Jika menyimak berbagai perlawanan yang timbul di Mandar dan Mamuju  tidak terlepas dari tokoh-tokoh yang mendorong tercetusnya peristiwa itu. Daengna Maccirinnae,, Daeng Mattinja (punggawa malolo) dan Aco Ammana Andang. Sebagai tokoh-tokoh yang mempelopori timbulnya aksi perlawanan yang tidak takut dan pantang menyerah ketika Pemerintah Hindia Belanda mencoba melaksanakan praktek kolonialisasi di Mamuju. Intervensi Belanda di Mamuju dengan tujuan kolonoialisasi dan menanamkan kekuasaan didaerah tersebut ditandai dengan penandatangan Lange Kontract. Kedatangan pemerintah Hindia Belanda di Mamuju ini melalui tanah Mandar yang telah terlebih dahulu dikuasai, membawa Belanda juga memasuki wilayah Mamuju dan sekitarnya  (Sumber : Het nieuws van den dag voor Ned. Indie, tanggal 24 Agustus 1908, lembar ke-2 Verbannen) 
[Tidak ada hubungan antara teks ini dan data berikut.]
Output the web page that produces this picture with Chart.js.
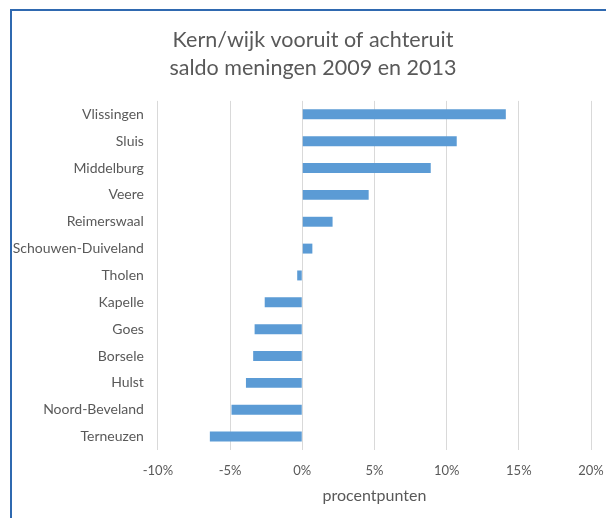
<!DOCTYPE html>
<html>
<head>
<meta charset="utf-8">
<script src="https://cdn.jsdelivr.net/npm/chart.js@4"></script>
<style>
    html, body { margin: 0; padding: 0; background: #fff; overflow: hidden; }
    .frame {
        position: absolute;
        left: 10px;
        top: 9px;
        width: 620px;
        height: 540px;
        border-left: 2px solid #2f69b0;
        border-top: 2px solid #2f69b0;
    }
    .wrap { position: absolute; left: 0; top: 0; width: 606px; height: 518px; }
</style>
</head>
<body>
<div class="frame"></div>
<div class="wrap"><canvas id="saldoChart" width="606" height="518"></canvas></div>
<script>
// Saldo meningen per kern/wijk, verschil 2009 -> 2013 (procentpunten)
const gemeenten = [
    "Vlissingen", "Sluis", "Middelburg", "Veere", "Reimerswaal",
    "Schouwen-Duiveland", "Tholen", "Kapelle", "Goes", "Borsele",
    "Hulst", "Noord-Beveland", "Terneuzen"
];
const saldo = [14.1, 10.7, 8.9, 4.6, 2.1, 0.7, -0.35, -2.6, -3.3, -3.4, -3.9, -4.9, -6.4];
const asTicks = [-10, -5, 0, 5, 10, 15, 20];

const grijs = "#595959";
const lettertype = "Lato, 'Open Sans', sans-serif";

document.addEventListener("DOMContentLoaded", function () {
    const ctx = document.getElementById("saldoChart").getContext("2d");
    new Chart(ctx, {
        type: "bar",
        data: {
            labels: gemeenten,
            datasets: [{
                data: saldo,
                backgroundColor: "#5b9bd5",
                categoryPercentage: 1,
                barPercentage: 0.37
            }]
        },
        options: {
            indexAxis: "y",
            responsive: false,
            animation: false,
            // negatieve padding: namen tot tegen de rand, titel iets rechts van het midden
            layout: { padding: { left: -1.25, right: -21.25, top: 0, bottom: 0 } },
            plugins: {
                legend: { display: false },
                tooltip: { enabled: false },
                title: {
                    display: true,
                    text: ["Kern/wijk vooruit of achteruit", "saldo meningen 2009 en 2013"],
                    color: grijs,
                    font: { family: lettertype, size: 21.5, weight: "normal", lineHeight: 1.3 },
                    padding: { top: 26, bottom: 19 }
                }
            },
            scales: {
                x: {
                    min: asTicks[0],
                    max: asTicks[asTicks.length - 1],
                    afterBuildTicks: (scale) => {
                        scale.ticks = asTicks.map(v => ({ value: v }));
                    },
                    afterFit: (scale) => {
                        scale.height = 68;
                        scale.paddingLeft = 0;
                        scale.paddingRight = 15;
                    },
                    ticks: {
                        color: grijs,
                        padding: 13,
                        font: { family: lettertype, size: 13 },
                        callback: (v) => v + "%"
                    },
                    grid: { color: "#d9d9d9", drawTicks: false },
                    border: { display: false },
                    title: {
                        display: true,
                        text: "procentpunten",
                        color: grijs,
                        font: { family: lettertype, size: 16 },
                        padding: { top: 4, bottom: 13 }
                    }
                },
                y: {
                    ticks: {
                        color: grijs,
                        padding: 14,
                        font: { family: lettertype, size: 14 }
                    },
                    grid: { display: false, drawTicks: false },
                    border: { display: false }
                }
            }
        }
    });
});
</script>
</body>
</html>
Pada tahun 1863, di Tapalang perlawanan dilakukan oleh Matalungru, sementara  pada tahun 1906, Perjungan Punggawa Malolo Daeng Mattinja, Aco Amanna Andang yang merupakan adik raja Mamuju Jalaluddin Ammana inda berfokus di Sinyonyoi Benteng kassa dimulai tahun 1907 saat Belanda masuk ke Sulawesi Selatan dengan militer dan bersamaan dengan itu juga turut ikut campur dalam masalah kerajaan di Tapalang (Mamuju). Perlawanan ini berakhir tahun 1907 dimana perlawanan ini bisa dipadamkan oleh Pemerintah Hindia Belanda dengan tewasnya Punggawa Malolo,  Aco Ammana Andang dan tokoh – tokoh pejuang di Sinyonyoi (Kec. Kalukku) serta Daengna Maccirinnae yang berjuang di Budong-Budong Benteng Kayu Mangiwang kemudian diasingkan bersama Pattololipu ke Jepara dan Cilacap (Arman.Husain_2017).